GOAL OF THE EXERCISE: Take the lines from the top down to and including the one with "Chart.register(...registerables);" and repeat them exactly. Omit images.

GIVEN MATERIAL:
___
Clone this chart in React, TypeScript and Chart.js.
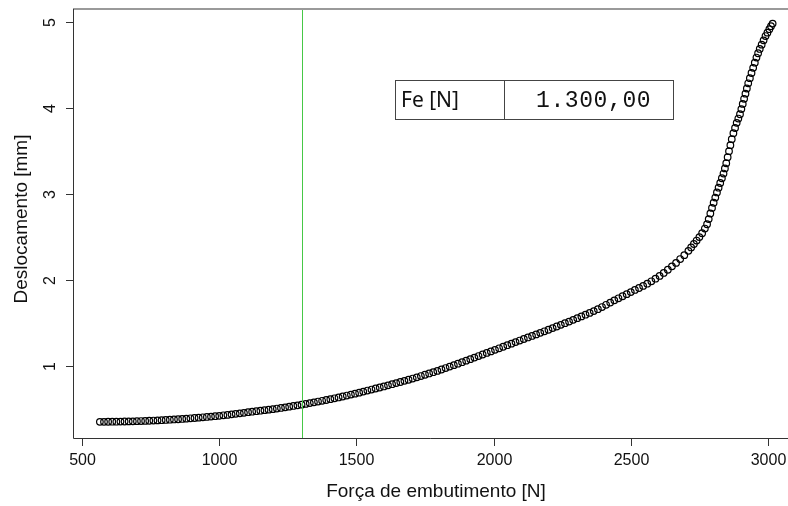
import { useEffect, useRef } from "react";
import { Chart, registerables } from "chart.js";

Chart.register(...registerables);

const forceN = [
  565, 580, 595, 610, 625, 640, 655, 670, 685, 700, 715, 730, 745, 760, 775, 790, 805, 820, 835, 850,
  865, 880, 895, 910, 925, 940, 955, 970, 985, 1000, 1015, 1030, 1045, 1060, 1075, 1090, 1105, 1120, 1135, 1150,
  1165, 1180, 1195, 1210, 1225, 1240, 1255, 1270, 1285, 1300, 1315, 1330, 1345, 1360, 1375, 1390, 1405, 1420, 1435, 1450,
  1465, 1480, 1495, 1510, 1525, 1540, 1555, 1570, 1585, 1600, 1615, 1630, 1645, 1660, 1675, 1690, 1705, 1720, 1735, 1750,
  1765, 1780, 1795, 1810, 1825, 1840, 1855, 1870, 1885, 1900, 1915, 1930, 1945, 1960, 1975, 1990, 2005, 2020, 2035, 2050,
  2065, 2080, 2095, 2110, 2125, 2140, 2155, 2170, 2185, 2200, 2215, 2230, 2245, 2260, 2275, 2290, 2305, 2320, 2335, 2350,
  2365, 2380, 2395, 2410, 2425, 2440, 2455, 2470, 2485, 2500, 2515, 2530, 2545, 2560, 2575, 2590, 2605, 2620, 2635, 2650,
  2665, 2680, 2695, 2710, 2720, 2730, 2740, 2750, 2760, 2770, 2778, 2784, 2790, 2796, 2802, 2808, 2814, 2820, 2826, 2832,
  2838, 2843, 2848, 2853, 2858, 2863, 2868, 2874, 2880, 2886, 2892, 2898, 2903, 2908, 2913, 2918, 2923, 2928, 2934, 2940,
  2946, 2952, 2958, 2964, 2970, 2977, 2984, 2991, 2998, 3005, 3011, 3017,
];

const displacementMm = [
  0.350, 0.350, 0.351, 0.352, 0.352, 0.353, 0.354, 0.355, 0.356, 0.358, 0.359, 0.361, 0.363, 0.365, 0.367, 0.369, 0.372, 0.375, 0.378, 0.380,
  0.384, 0.387, 0.391, 0.395, 0.399, 0.403, 0.407, 0.411, 0.416, 0.420, 0.426, 0.431, 0.437, 0.443, 0.449, 0.455, 0.462, 0.468, 0.474, 0.480,
  0.486, 0.492, 0.498, 0.505, 0.512, 0.519, 0.527, 0.535, 0.542, 0.550, 0.559, 0.568, 0.577, 0.586, 0.595, 0.604, 0.614, 0.624, 0.634, 0.645,
  0.656, 0.667, 0.678, 0.690, 0.702, 0.714, 0.726, 0.738, 0.750, 0.762, 0.775, 0.788, 0.801, 0.814, 0.827, 0.840, 0.854, 0.868, 0.883, 0.898,
  0.913, 0.928, 0.943, 0.959, 0.976, 0.993, 1.010, 1.027, 1.044, 1.062, 1.080, 1.098, 1.116, 1.134, 1.152, 1.170, 1.188, 1.206, 1.224, 1.242,
  1.260, 1.278, 1.296, 1.314, 1.332, 1.350, 1.368, 1.386, 1.404, 1.422, 1.441, 1.460, 1.479, 1.498, 1.517, 1.537, 1.557, 1.577, 1.597, 1.618,
  1.639, 1.661, 1.686, 1.712, 1.738, 1.764, 1.788, 1.812, 1.836, 1.860, 1.885, 1.908, 1.932, 1.958, 1.986, 2.016, 2.048, 2.083, 2.120, 2.160,
  2.200, 2.245, 2.290, 2.340, 2.380, 2.420, 2.460, 2.500, 2.545, 2.600, 2.650, 2.710, 2.775, 2.840, 2.900, 2.960, 3.020, 3.075, 3.130, 3.185,
  3.240, 3.300, 3.360, 3.430, 3.500, 3.570, 3.640, 3.710, 3.770, 3.830, 3.880, 3.930, 3.990, 4.050, 4.110, 4.170, 4.230, 4.290, 4.350, 4.410,
  4.470, 4.530, 4.590, 4.640, 4.690, 4.740, 4.790, 4.840, 4.880, 4.920, 4.955, 4.985,
];

const xTicks = [500, 1000, 1500, 2000, 2500, 3000];
const yTicks = [1, 2, 3, 4, 5];
const feValue = 1300;
const feLabel = "Fe [N]";
const feText = "1.300,00";
const xTitle = "Força de embutimento [N]";
const yTitle = "Deslocamento [mm]";

export default function App() {
  const ref = useRef<HTMLCanvasElement>(null);

  useEffect(() => {
    const canvas = ref.current!;
    const points = forceN.map((x, i) => ({ x, y: displacementMm[i] }));

    const rPlugin = {
      id: "rstyle",
      afterDatasetsDraw(chart: any) {
        const { ctx, chartArea: a, scales } = chart;
        const x = scales.x;
        const vx = Math.round(x.getPixelForValue(feValue)) + 0.5;
        ctx.save();
        ctx.strokeStyle = "rgb(70,200,70)";
        ctx.lineWidth = 1;
        ctx.beginPath();
        ctx.moveTo(vx, a.top);
        ctx.lineTo(vx, a.bottom);
        ctx.stroke();
        ctx.restore();
      },
      afterDraw(chart: any) {
        const { ctx, chartArea: a, scales } = chart;
        const x = scales.x;
        const y = scales.y;
        ctx.save();
        // top gray line
        ctx.strokeStyle = "#9a9a9a";
        ctx.lineWidth = 2;
        ctx.beginPath();
        ctx.moveTo(a.left, a.top);
        ctx.lineTo(a.right, a.top);
        ctx.stroke();
        // axes
        ctx.strokeStyle = "#333";
        ctx.lineWidth = 1;
        ctx.beginPath();
        ctx.moveTo(a.left + 0.5, a.top);
        ctx.lineTo(a.left + 0.5, a.bottom + 0.5);
        ctx.lineTo(a.right, a.bottom + 0.5);
        ctx.stroke();
        // x ticks
        ctx.fillStyle = "#111";
        ctx.font = "16px 'Liberation Sans', Arial, sans-serif";
        ctx.textAlign = "center";
        ctx.textBaseline = "middle";
        for (const t of xTicks) {
          const px = Math.round(x.getPixelForValue(t)) + 0.5;
          ctx.beginPath();
          ctx.moveTo(px, a.bottom);
          ctx.lineTo(px, a.bottom + 8);
          ctx.stroke();
          ctx.fillText(String(t), px, 461);
        }
        // y ticks
        for (const t of yTicks) {
          const py = Math.round(y.getPixelForValue(t)) + 0.5;
          ctx.beginPath();
          ctx.moveTo(a.left, py);
          ctx.lineTo(a.left - 7, py);
          ctx.stroke();
          ctx.save();
          ctx.translate(51, py);
          ctx.rotate(-Math.PI / 2);
          ctx.fillText(String(t), 0, 0);
          ctx.restore();
        }
        // titles
        ctx.font = "19px 'Liberation Sans', Arial, sans-serif";
        ctx.fillText(xTitle, 436, 492);
        ctx.save();
        ctx.translate(22, 219);
        ctx.rotate(-Math.PI / 2);
        ctx.fillText(yTitle, 0, 0);
        ctx.restore();
        // Fe table
        ctx.strokeStyle = "#444";
        ctx.lineWidth = 1;
        ctx.fillStyle = "#fff";
        ctx.fillRect(395, 80, 278, 39);
        ctx.strokeRect(395.5, 80.5, 278, 39);
        ctx.beginPath();
        ctx.moveTo(504.5, 80.5);
        ctx.lineTo(504.5, 119.5);
        ctx.stroke();
        ctx.fillStyle = "#111";
        ctx.textAlign = "left";
        ctx.font = "21px 'Noto Sans', 'Open Sans', sans-serif";
        ctx.fillText(feLabel, 401, 101);
        ctx.font = "23px 'Liberation Mono', 'DejaVu Sans Mono', monospace";
        (ctx as any).letterSpacing = "0.6px";
        ctx.fillText(feText, 536, 101);
        (ctx as any).letterSpacing = "0px";
        ctx.restore();
      },
    };

    const chart = new Chart(canvas, {
      type: "scatter",
      data: {
        datasets: [
          {
            data: points,
            pointRadius: 3.3,
            pointHoverRadius: 3.3,
            pointBorderWidth: 1.2,
            borderColor: "#000",
            backgroundColor: "rgba(0,0,0,0)",
          },
        ],
      },
      options: {
        animation: false,
        responsive: false,
        devicePixelRatio: 1,
        events: [],
        layout: { autoPadding: false, padding: { left: 73, top: 9, right: 0, bottom: 68 } },
        plugins: { legend: { display: false }, tooltip: { enabled: false } },
        scales: {
          x: { type: "linear", min: 467, max: 3073, display: false },
          y: { type: "linear", min: 0.162, max: 5.155, display: false },
        },
      },
      plugins: [rPlugin],
    });
    return () => chart.destroy();
  }, []);

  return (
    <div style={{ position: "fixed", left: 0, top: 0, width: 788, height: 506, background: "#fff" }}>
      <canvas ref={ref} width={788} height={506} style={{ display: "block", width: 788, height: 506 }} />
    </div>
  );
}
___
RESULT FOR THIS EXERCISE:
Clone this chart in React, TypeScript and Chart.js.
import { useEffect, useRef } from "react";
import { Chart, registerables } from "chart.js";

Chart.register(...registerables);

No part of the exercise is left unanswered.